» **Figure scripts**
BEGIN
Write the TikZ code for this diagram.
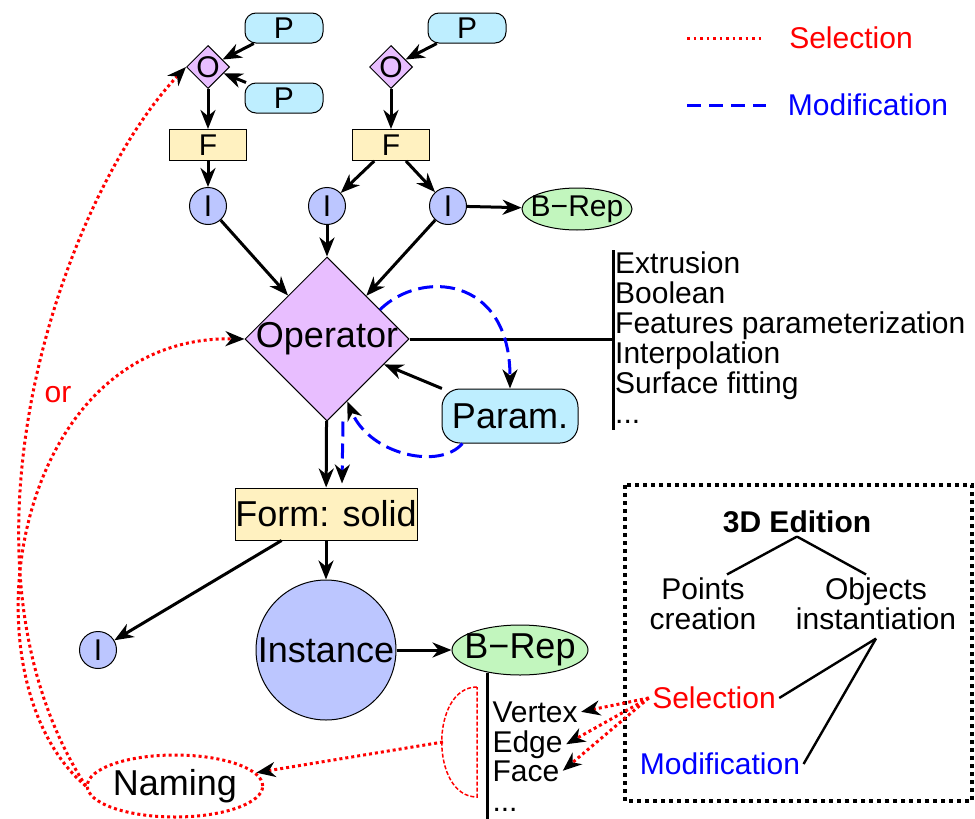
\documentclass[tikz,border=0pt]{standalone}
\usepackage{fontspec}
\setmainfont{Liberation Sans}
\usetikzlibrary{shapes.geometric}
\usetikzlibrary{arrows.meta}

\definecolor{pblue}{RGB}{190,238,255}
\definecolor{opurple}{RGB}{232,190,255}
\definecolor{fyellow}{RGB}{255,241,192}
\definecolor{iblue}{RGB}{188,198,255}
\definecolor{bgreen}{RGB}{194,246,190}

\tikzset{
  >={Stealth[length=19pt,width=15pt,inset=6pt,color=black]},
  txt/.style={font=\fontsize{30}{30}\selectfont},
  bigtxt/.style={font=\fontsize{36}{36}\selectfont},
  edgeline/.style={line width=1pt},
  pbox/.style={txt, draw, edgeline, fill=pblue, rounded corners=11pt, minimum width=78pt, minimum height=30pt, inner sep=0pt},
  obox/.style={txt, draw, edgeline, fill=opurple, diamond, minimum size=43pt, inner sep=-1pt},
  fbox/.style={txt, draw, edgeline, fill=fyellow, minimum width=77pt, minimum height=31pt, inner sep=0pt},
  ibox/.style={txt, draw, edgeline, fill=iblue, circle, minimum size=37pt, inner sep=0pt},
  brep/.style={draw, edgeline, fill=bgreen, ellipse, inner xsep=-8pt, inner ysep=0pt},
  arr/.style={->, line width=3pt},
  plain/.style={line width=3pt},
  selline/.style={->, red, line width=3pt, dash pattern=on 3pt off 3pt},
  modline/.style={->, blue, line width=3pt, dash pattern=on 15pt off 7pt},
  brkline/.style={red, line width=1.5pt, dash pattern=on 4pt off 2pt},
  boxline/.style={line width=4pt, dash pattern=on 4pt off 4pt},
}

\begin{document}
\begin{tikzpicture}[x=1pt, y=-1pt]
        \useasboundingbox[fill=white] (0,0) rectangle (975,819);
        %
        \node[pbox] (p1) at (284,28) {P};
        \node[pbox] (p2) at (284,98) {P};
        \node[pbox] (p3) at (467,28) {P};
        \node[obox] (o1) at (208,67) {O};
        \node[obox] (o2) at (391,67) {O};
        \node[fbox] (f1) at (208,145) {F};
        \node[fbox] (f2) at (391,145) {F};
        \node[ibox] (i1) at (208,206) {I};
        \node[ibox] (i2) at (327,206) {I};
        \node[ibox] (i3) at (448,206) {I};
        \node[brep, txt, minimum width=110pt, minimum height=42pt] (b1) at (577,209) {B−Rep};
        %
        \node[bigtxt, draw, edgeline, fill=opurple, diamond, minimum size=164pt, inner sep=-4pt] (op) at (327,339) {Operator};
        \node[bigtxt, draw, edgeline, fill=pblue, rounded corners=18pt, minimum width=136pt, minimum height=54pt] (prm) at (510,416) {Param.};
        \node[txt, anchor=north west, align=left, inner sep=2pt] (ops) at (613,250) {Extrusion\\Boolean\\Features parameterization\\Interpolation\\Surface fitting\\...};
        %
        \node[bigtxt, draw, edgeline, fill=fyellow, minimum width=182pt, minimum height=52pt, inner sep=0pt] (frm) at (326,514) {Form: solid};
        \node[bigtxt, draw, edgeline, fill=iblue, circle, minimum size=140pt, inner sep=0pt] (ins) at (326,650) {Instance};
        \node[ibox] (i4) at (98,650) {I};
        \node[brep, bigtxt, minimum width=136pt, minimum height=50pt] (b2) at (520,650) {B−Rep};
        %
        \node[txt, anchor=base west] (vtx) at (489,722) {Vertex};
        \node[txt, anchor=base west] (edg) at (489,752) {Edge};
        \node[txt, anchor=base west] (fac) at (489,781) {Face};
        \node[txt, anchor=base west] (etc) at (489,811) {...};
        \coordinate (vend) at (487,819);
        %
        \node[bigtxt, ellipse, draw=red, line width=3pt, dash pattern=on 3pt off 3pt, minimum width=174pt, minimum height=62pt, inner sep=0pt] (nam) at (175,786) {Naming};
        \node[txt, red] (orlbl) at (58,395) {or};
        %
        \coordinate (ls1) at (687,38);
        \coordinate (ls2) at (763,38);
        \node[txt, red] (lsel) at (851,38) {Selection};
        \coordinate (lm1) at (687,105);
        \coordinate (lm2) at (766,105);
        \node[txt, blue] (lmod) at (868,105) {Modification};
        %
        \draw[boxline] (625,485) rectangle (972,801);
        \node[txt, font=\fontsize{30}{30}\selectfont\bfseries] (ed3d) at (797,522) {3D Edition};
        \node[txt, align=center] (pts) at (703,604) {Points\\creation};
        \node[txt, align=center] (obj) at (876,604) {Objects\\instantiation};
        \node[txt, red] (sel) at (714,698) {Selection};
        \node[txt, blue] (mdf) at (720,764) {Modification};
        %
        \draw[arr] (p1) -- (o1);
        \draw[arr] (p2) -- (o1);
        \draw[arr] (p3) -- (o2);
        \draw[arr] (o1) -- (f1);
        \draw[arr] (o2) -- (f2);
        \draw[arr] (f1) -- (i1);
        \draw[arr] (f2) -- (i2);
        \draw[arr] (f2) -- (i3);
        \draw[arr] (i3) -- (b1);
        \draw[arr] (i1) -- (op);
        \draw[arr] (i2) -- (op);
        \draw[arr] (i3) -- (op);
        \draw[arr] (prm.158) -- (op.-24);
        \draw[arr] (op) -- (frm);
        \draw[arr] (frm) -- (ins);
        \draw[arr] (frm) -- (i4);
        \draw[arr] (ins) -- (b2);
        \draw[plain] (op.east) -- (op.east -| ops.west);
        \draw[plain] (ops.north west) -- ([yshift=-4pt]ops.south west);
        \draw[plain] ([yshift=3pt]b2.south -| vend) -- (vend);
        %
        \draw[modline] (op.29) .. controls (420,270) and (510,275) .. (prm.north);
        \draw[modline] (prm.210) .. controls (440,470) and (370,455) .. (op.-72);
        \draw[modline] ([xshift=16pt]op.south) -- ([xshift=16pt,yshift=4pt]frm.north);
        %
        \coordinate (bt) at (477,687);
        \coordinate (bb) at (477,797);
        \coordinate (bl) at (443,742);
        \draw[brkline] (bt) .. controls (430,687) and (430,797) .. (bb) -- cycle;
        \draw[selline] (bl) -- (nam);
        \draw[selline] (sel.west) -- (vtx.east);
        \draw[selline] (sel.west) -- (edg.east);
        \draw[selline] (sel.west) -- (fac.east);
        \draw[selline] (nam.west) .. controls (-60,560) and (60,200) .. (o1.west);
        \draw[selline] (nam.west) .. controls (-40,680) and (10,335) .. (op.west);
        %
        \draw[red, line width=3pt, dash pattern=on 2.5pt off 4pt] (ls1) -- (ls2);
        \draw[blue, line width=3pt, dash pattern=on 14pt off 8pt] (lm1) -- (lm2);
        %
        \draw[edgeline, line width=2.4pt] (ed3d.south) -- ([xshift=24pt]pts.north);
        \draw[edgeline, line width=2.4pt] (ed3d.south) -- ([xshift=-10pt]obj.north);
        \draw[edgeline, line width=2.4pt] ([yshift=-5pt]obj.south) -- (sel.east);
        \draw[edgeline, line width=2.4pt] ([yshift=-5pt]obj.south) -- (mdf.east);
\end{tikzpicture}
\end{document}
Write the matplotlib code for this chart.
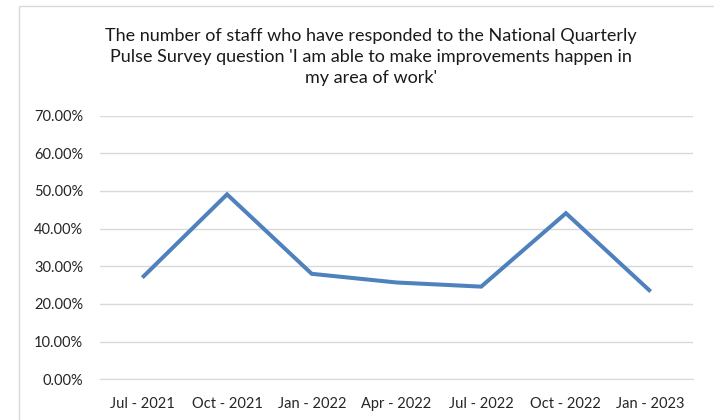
END
Go over the records above and tally each line that includes "this". Give the total by itself.

2